In the listing below, locate the line with "Generate a Python" and the line with "import plotly.graph_objects as go", then output both and everything between them exactly, minus any pictures.

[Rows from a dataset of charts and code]
_____
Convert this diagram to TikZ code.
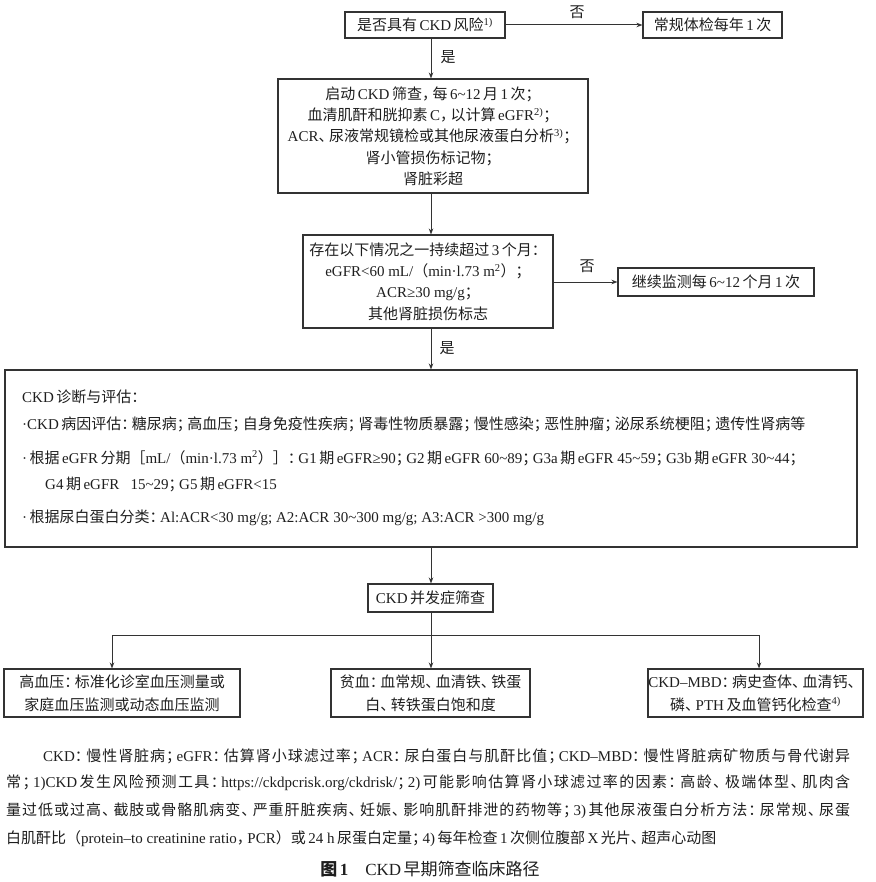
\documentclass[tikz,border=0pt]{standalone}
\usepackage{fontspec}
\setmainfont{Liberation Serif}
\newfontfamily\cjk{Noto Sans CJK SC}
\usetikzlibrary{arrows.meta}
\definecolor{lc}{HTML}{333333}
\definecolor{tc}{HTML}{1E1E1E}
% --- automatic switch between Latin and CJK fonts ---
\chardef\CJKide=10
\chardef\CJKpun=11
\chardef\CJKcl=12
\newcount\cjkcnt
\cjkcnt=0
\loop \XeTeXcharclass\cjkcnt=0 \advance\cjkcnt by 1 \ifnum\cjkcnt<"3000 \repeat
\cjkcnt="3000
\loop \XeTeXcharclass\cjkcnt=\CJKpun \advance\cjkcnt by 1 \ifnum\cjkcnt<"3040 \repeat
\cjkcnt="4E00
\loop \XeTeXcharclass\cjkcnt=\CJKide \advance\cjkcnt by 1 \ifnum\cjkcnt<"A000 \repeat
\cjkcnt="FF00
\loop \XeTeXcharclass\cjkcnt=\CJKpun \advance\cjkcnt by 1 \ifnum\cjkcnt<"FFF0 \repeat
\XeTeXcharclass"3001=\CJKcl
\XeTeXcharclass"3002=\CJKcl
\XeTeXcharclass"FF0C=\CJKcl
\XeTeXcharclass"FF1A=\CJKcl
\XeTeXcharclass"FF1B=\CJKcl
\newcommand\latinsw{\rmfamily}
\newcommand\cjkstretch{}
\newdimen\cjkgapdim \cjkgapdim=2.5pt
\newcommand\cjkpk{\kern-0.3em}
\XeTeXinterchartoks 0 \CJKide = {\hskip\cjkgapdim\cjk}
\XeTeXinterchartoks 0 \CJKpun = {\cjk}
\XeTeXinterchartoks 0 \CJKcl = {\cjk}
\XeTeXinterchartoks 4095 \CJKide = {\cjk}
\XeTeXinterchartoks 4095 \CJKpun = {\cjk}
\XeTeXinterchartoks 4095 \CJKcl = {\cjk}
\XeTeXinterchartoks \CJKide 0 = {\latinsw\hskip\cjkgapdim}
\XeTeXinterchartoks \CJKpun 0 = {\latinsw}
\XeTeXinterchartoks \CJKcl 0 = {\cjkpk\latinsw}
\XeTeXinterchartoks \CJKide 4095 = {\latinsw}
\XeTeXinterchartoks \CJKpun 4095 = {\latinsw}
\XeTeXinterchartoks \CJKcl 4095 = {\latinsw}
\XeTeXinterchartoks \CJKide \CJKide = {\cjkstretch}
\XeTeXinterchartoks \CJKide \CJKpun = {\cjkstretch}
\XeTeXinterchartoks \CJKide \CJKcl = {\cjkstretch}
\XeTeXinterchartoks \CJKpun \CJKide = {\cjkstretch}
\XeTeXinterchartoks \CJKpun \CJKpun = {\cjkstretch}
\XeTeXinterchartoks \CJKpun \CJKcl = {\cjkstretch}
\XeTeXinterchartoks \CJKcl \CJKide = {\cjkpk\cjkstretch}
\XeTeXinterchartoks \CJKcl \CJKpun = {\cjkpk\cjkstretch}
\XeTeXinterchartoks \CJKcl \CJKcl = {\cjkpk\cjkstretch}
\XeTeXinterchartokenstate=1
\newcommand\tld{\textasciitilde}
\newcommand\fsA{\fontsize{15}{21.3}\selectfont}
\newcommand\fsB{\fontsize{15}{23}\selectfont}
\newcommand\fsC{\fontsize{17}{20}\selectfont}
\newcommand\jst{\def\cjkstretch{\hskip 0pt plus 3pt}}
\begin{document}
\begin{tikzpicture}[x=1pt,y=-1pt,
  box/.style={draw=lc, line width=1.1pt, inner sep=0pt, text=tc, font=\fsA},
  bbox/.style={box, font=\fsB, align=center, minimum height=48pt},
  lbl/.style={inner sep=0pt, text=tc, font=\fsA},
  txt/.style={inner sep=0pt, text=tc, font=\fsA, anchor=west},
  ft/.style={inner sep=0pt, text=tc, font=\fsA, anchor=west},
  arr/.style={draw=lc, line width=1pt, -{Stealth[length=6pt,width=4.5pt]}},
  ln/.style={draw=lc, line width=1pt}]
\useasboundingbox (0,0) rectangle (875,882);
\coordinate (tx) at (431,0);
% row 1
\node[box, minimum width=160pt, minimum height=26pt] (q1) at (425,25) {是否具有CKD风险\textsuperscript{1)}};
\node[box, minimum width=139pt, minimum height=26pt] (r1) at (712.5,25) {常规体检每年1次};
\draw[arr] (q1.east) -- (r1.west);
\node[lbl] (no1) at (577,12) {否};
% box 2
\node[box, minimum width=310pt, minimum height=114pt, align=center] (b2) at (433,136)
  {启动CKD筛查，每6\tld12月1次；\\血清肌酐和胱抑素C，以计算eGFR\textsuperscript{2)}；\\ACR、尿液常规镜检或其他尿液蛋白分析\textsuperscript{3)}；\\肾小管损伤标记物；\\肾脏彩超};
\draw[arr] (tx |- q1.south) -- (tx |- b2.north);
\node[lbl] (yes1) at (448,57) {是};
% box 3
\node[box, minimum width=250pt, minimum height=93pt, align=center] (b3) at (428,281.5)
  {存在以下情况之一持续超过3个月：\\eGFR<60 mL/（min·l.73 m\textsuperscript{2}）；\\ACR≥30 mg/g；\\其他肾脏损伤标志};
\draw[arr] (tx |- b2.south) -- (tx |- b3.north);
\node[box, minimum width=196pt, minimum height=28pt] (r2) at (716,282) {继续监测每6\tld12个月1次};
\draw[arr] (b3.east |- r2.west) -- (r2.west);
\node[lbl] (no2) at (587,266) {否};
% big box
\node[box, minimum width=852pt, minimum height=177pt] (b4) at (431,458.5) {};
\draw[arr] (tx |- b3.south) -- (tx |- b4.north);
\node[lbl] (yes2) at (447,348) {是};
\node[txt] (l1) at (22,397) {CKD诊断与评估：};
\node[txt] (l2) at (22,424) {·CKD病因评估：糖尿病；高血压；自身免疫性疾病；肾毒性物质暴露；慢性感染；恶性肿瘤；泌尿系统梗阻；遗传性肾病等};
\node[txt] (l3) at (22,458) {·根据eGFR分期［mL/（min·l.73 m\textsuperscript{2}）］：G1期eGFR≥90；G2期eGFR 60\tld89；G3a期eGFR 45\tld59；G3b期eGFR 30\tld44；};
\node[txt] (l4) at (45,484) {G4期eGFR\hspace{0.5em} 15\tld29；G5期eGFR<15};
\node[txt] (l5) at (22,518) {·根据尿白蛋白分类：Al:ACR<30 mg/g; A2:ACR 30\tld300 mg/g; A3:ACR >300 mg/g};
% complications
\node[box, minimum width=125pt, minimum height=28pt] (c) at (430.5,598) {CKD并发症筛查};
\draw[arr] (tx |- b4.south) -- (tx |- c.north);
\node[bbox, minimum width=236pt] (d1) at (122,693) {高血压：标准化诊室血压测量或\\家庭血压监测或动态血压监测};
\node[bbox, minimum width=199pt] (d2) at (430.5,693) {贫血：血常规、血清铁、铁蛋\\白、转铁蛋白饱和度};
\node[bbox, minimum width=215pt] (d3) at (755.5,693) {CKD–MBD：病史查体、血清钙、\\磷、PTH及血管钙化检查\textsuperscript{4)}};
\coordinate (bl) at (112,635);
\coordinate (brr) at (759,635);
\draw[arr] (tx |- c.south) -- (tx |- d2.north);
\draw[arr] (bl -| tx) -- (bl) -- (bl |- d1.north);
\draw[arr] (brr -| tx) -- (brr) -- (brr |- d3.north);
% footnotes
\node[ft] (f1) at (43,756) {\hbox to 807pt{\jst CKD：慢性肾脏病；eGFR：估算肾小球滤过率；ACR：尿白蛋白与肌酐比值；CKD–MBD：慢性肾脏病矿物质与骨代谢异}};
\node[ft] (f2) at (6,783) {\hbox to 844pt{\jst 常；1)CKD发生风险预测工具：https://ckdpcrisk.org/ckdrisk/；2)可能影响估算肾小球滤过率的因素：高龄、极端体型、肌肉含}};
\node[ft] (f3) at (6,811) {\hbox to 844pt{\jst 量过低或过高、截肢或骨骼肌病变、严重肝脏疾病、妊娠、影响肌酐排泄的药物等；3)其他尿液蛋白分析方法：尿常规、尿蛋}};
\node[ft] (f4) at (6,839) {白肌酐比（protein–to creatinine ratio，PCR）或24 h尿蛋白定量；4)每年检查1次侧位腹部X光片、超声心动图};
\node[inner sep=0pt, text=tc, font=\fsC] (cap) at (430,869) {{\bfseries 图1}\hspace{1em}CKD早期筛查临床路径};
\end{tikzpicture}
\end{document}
_____
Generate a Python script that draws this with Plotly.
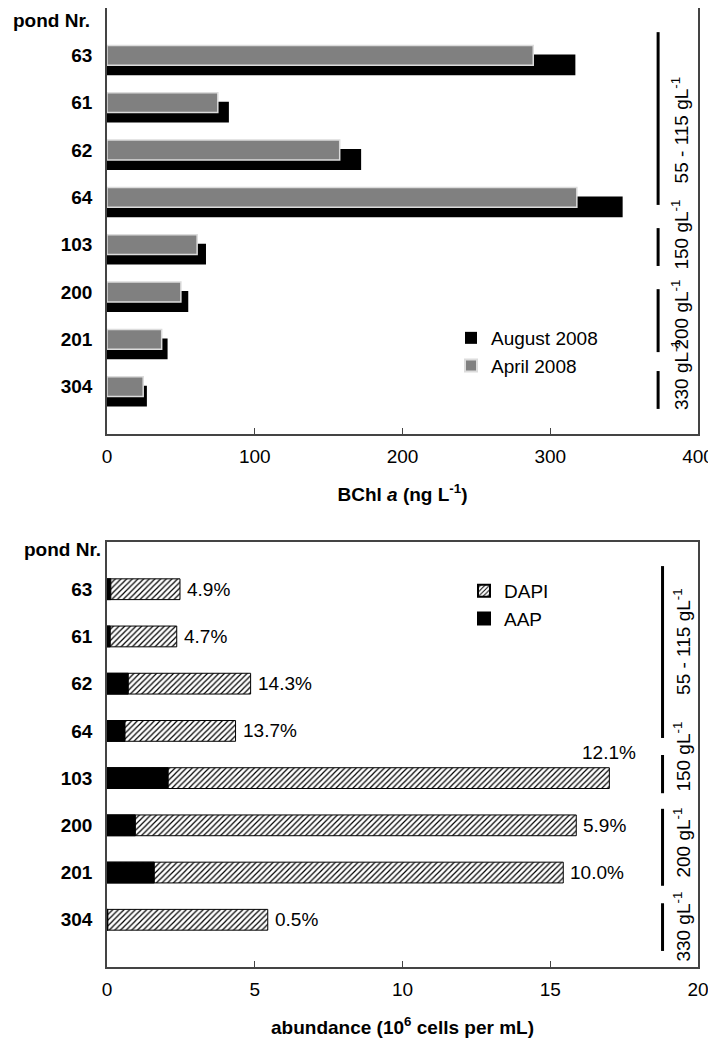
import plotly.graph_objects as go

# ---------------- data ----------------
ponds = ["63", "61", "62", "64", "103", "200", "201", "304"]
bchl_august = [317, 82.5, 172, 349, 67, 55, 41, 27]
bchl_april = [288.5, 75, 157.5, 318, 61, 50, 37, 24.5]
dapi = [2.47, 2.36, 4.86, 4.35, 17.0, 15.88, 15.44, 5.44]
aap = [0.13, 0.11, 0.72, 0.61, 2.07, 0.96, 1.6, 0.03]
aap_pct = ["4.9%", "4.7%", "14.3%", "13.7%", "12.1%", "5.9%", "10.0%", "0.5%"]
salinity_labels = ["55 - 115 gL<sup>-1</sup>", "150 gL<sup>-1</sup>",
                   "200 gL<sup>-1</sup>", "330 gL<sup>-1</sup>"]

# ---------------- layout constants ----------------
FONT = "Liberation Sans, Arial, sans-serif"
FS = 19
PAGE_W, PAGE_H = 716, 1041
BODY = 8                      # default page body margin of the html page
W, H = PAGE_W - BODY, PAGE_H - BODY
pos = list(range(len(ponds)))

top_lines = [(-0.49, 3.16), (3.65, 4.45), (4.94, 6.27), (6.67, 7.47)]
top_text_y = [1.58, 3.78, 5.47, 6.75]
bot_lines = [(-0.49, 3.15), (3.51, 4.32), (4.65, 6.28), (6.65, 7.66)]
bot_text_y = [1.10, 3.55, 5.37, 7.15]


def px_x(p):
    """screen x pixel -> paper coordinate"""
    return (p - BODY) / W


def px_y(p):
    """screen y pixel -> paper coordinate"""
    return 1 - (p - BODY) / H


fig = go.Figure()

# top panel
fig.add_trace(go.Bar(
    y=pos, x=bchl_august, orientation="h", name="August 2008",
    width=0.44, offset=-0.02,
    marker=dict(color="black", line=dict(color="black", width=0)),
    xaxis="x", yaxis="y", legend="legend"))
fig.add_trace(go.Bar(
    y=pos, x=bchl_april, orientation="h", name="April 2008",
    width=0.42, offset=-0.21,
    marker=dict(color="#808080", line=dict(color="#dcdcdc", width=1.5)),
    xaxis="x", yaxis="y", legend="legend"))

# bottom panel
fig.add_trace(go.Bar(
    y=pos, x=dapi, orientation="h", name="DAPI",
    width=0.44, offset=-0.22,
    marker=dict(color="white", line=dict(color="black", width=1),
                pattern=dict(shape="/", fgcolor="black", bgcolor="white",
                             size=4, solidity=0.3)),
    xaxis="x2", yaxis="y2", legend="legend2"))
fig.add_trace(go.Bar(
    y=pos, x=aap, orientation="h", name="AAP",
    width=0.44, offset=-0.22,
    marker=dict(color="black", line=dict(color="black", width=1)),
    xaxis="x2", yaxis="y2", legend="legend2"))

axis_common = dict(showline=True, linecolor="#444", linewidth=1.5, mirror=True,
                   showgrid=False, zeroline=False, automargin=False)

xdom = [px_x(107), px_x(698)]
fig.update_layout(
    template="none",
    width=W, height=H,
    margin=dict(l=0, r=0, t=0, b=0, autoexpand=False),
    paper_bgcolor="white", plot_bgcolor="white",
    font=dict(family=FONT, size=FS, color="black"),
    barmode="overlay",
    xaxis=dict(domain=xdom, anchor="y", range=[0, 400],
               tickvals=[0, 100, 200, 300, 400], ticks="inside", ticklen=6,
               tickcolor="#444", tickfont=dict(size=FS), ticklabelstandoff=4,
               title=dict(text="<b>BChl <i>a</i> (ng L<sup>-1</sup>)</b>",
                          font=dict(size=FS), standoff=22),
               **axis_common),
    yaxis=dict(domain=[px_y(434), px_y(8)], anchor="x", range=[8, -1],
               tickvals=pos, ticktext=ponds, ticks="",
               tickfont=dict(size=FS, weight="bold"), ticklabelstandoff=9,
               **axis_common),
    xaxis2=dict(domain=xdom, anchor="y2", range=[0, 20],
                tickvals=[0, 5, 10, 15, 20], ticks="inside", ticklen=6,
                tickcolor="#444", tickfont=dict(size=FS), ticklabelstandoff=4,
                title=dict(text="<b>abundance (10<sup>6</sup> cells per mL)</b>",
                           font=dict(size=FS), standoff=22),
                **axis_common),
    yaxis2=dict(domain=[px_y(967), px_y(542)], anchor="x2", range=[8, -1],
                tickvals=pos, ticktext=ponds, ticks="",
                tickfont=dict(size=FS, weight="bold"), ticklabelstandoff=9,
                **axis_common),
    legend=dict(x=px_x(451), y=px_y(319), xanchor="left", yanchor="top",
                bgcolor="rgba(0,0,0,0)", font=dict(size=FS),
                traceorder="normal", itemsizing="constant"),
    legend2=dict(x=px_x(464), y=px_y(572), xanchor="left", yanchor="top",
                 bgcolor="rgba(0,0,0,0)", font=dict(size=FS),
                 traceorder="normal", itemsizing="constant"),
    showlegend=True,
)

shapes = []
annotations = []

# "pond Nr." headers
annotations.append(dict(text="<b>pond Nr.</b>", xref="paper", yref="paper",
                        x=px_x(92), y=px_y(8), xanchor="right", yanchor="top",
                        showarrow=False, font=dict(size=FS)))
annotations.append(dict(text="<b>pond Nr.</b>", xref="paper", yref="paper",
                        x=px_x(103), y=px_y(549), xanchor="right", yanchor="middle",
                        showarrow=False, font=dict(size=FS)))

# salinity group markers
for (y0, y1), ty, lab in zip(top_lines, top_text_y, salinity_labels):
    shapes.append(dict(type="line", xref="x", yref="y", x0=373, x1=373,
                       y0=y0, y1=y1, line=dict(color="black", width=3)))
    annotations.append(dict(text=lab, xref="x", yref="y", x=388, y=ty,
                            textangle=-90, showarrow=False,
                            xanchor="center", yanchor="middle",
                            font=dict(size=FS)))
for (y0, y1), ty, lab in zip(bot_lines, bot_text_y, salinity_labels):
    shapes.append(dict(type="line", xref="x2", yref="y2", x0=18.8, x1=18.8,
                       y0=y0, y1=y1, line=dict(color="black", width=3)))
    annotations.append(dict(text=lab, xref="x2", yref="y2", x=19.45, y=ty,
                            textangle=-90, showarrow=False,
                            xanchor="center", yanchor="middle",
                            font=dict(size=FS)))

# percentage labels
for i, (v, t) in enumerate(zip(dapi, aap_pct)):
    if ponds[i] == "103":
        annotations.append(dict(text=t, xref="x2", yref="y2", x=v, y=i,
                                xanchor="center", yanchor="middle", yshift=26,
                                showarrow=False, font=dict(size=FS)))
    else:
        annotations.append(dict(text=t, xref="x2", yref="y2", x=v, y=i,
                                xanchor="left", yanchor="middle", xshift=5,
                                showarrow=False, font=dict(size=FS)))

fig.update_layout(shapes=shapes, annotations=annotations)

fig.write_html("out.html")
_____
RESULT —
Generate a Python script that draws this with Plotly.
import plotly.graph_objects as go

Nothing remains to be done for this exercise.